Optionally you can specify:

  • declaringNodeTypes (Name, multi-valued): the index only applies to a certain node type.
  • unique (Boolean): if set to true, a uniqueness constraint on this property is added. Ensure you set declaringNodeTypes, otherwise all nodes of the repository are affected (which is most likely not what you want), and you are not able to version the node.
  • entryCount (Long): the estimated number of path entries in the index, to override the cost estimation (a high entry count means a high cost).
  • keyCount (Long), the estimated number of keys in the index, to override the cost estimation (a high key count means a lower cost and a low key count means a high cost when searching for specific keys; has no effect when searching for “is not null”).
  • reindex (Boolean): if set to true, the full content is re-indexed. This can take a long time, and is run synchronously with storing the index (except with an async index). See “Reindexing” below for details.

Example:

{
  NodeBuilder index = root.child("oak:index");
  index.child("uuid")
    .setProperty("jcr:primaryType", "oak:QueryIndexDefinition", Type.NAME)
    .setProperty("type", "property")
    .setProperty("propertyNames", "jcr:uuid")
    .setProperty("declaringNodeTypes", "mix:referenceable")
    .setProperty("unique", true)
    .setProperty("reindex", true);
}

or to simplify you can use one of the existing IndexUtils#createIndexDefinition helper methods:

{
  NodeBuilder index = IndexUtils.getOrCreateOakIndex(root);
  IndexUtils.createIndexDefinition(index, "myProp", true, false, ImmutableList.of("myProp"), null);
}

Reindexing

Usually, reindexing is only needed if the configuration of an index is changed, such that the index should contain more or different data.
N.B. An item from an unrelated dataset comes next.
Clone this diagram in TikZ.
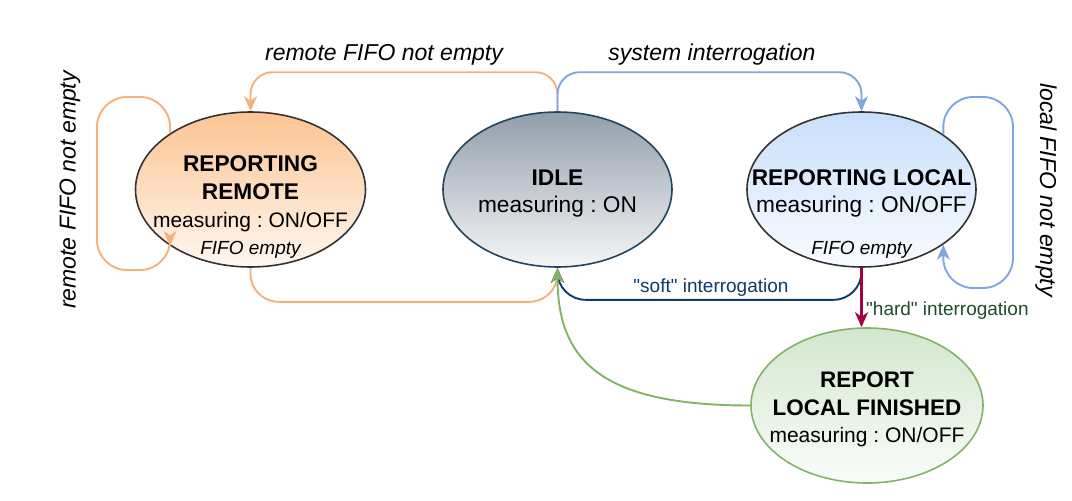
\documentclass[tikz,border=0pt]{standalone}
\usepackage{fontspec}
\setmainfont{Liberation Sans}
\newfontfamily\plainsans{Liberation Sans}
\frenchspacing
\usetikzlibrary{shapes.geometric,arrows.meta}
\definecolor{orEdge}{HTML}{F6B07A}
\definecolor{blEdge}{HTML}{7EA6E0}
\definecolor{navyEdge}{HTML}{0E3A6A}
\definecolor{crimEdge}{HTML}{A50040}
\definecolor{grEdge}{HTML}{82B366}
\definecolor{hardTxt}{HTML}{1E4D2B}
\definecolor{idleLine}{HTML}{23445D}
\definecolor{darkLine}{HTML}{333333}
\newcommand{\smallmeas}{\fontsize{21}{28}\selectfont}
\tikzset{
  stnode/.style={ellipse, line width=1.6pt, inner sep=0pt, minimum width=230pt, minimum height=155pt},
  bigtxt/.style={align=center, inner sep=0pt, yshift=-4pt},
  smalltxt/.style={inner sep=0pt, font=\fontsize{19}{22}\selectfont\itshape},
  lbl/.style={inner sep=0pt, font=\fontsize{23}{27}\selectfont\itshape},
  edgelbl/.style={inner sep=0pt, font=\plainsans\fontsize{19}{22}\selectfont},
  conn/.style={line width=1.9pt, rounded corners=22pt, -{Stealth[length=15pt,width=13pt,inset=4.5pt]}},
}
\begin{document}
\begin{tikzpicture}[x=1pt,y=-1pt]
\useasboundingbox (0,0) rectangle (1072,501);
% states
\node[stnode, draw=darkLine, top color={rgb,255:red,252;green,196;blue,146}, bottom color={rgb,255:red,255;green,247;blue,240}] (rr) at (250.5,189.5) {};
\node[stnode, draw=idleLine, top color={rgb,255:red,146;green,158;blue,170}, bottom color={rgb,255:red,245;green,246;blue,248}, minimum width=229pt] (idle) at (557.5,189.5) {};
\node[stnode, draw=darkLine, top color={rgb,255:red,200;green,223;blue,250}, bottom color={rgb,255:red,250;green,252;blue,255}, minimum width=229pt] (loc) at (861.5,189.5) {};
\node[stnode, draw=grEdge, top color={rgb,255:red,210;green,231;blue,206}, bottom color={rgb,255:red,250;green,253;blue,249}, minimum width=232pt] (fin) at (867,405.5) {};
% state texts
\node[bigtxt, font=\fontsize{22.7}{28}\selectfont] (rrt) at (rr.center) {\textbf{REPORTING}\\\textbf{REMOTE}\\\smallmeas measuring : ON/OFF};
\node[smalltxt] (rrf) at ([yshift=-60pt]rr.center) {FIFO empty};
\node[bigtxt, font=\fontsize{22.7}{27}\selectfont] (idlet) at (idle.center) {\textbf{IDLE}\\measuring : ON};
\node[bigtxt, font=\fontsize{22.7}{27}\selectfont] (loct) at (loc.center) {\textbf{REPORTING LOCAL}\\measuring : ON/OFF};
\node[smalltxt] (locf) at ([yshift=-60pt]loc.center) {FIFO empty};
\node[bigtxt, font=\fontsize{22.5}{27.5}\selectfont] (fint) at (fin.center) {\textbf{REPORT}\\\textbf{LOCAL FINISHED}\\\smallmeas measuring : ON/OFF};
% helper coordinates
\coordinate (rrlt) at (97,97);
\coordinate (rrlb) at (97,270);
\coordinate (rrbr) at (rr.215 |- rrlb);
\coordinate (loclt) at (1013,97);
\coordinate (loclb) at (1013,288);
\coordinate (locbr) at (loc.326 |- loclb);
% connectors
\draw[conn, orEdge] (idle.north) -- ++(0,-39) -| (rr.north);
\draw[conn, blEdge] (idle.north) -- ++(0,-39) -| (loc.north);
\draw[conn, orEdge] (rr.145) [rounded corners=30pt] |- (rrlt) -- (rrlb) -- (rrbr) [rounded corners=12pt] -- (rr.215);
\draw[conn, blEdge] (loc.34) [rounded corners=30pt] |- (loclt) -- (loclb) -- (locbr) [rounded corners=20pt] -- (loc.326);
\draw[conn, orEdge, rounded corners=28pt] (rr.south) -- ++(0,34) -| (idle.south);
\draw[conn, navyEdge, rounded corners=28pt] (loc.south) -- ++(0,32) -| (idle.south);
\draw[conn, grEdge, rounded corners=0pt] (fin.west) .. controls (600,405.5) and (557.5,360) .. (idle.south);
\draw[conn, crimEdge, line width=2.2pt, rounded corners=0pt] (loc.south) -- (loc.south |- fin.north);
% labels
\node[lbl] (l1) at (384,55) {remote FIFO not empty};
\node[lbl] (l2) at (712,55) {system interrogation};
\node[lbl, rotate=90] (l3) at (70,190) {remote FIFO not empty};
\node[lbl, rotate=-90] (l4) at (1046,190) {local FIFO not empty};
\node[edgelbl, text=navyEdge] (l5) at (711,288) {"soft" interrogation};
\node[edgelbl, text=hardTxt, anchor=west] (l6) at (866,311) {"hard" interrogation};
\end{tikzpicture}
\end{document}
For example, reindexing is needed if the property to be indexed is changed, if a nodetype is added to declaringNodeTypes, or if includedPaths is changed. It is not strictly needed if less data is to be indexed, for example if a nodetype is removed. However, to save space, it might make sense to reindex even in that case. Typically, if a query does not return the expected result, reindexing does not help; more likely, the reason in somewhere else to be found, and disabling the index should be tried first.

Reindexing a property index happens synchronously by setting the reindex flag to true. This means that the first #save call will generate a full repository traversal with the purpose of building the index content and it might take a long time.

Asynchronous reindexing of a property index is available as of OAK-1456. The way this works is by pushing the property index updates to a background job and when the indexing process is done, the property definition will be switched back to a synchronous updates mode. To enable this async reindex behaviour you need to first set the reindex-async and reindex flags to true (call #save). You can verify the initial setup worked by refreshing the index definition node and looking for the async = async-reindex property. Next you need to start the dedicated background job via a jmx call to the PropertyIndexAsyncReindex#startPropertyIndexAsyncReindex MBean.

Example:

{
  NodeBuilder index = root.child("oak:index");
  index.child("property")
    .setProperty("reindex-async", true)
    .setProperty("reindex", true);
}

When recovering a failed async reindex special care needs to be taken wrt. the created checkpoint and the async property. The checkpoint should be released via the CheckpointManager mbean, and the async property needs to be manually deleted while also setting the reindex flags to true to make sure the index returns to a consistent state, in sync with the head revision.

Cost Estimation

When running a query, the property index reports its estimated cost to the query engine, and then the query engine picks the index with the lowest cost (cost-based query optimization). The algorithm to calculate the estimated cost is roughly as follows (a bit simplified):

  • The cost is infinity (so the index is never used) if the condition contains a fulltext constraint, no applicable restriction, the wrong nodetype, or if the path filtering (includedPaths / excludedPaths) does not match the query.
  • For the nodetype index, the cost is the sum of the cost for the jcr:primaryType lookup (if the primary type is known), plus the cost for the jcr:mixinTypes lookup (if that is known).
  • Otherwise, the cost is based on the overhead (which is 2), plus the estimated number of entries.
  • For an “x is not null” condition, the estimated number of entries is either the configured entryCount or, if not set, the approximate number of entries in the index. The approximation is an “order of magnitude” estimation (Morris’ algorithm).
  • For a unique index and “x = 1” condition, the estimated number of entries is either 0 or 1 (depending on whether the key is found).
  • For a non-unique index and a “x = 1” condition, if the entryCount and keyCount are set, those setting are used to estimate the number of entries. If not, the approximate number of entries for the key is read (maintained using Morris’ algorithm). In addition to that, the path condition is used to scale down the estimated count depending on the approximate number of nodes in that subtree versus the approximate number of entries in the repository, using approximation available via the counter index.

For example, for a query with path restriction “/content/products/t-shirts” and property restriction “color = ‘red’”, if there is an index for the property “color”, then the entry count approximation is read from the index. Let’s say it is 10’000 for this value. Then the approximate number of nodes in the subtree “/content/products/t-shirts” is read (let’s say it is 20’000), and the approximate number of nodes in the repository (let’s say it is 1 million). Therefore, the estimated number of entries is scaled down (divided by 50) from 10’000 to 200. The estimated cost is therefore 202, due to the overhead of 2.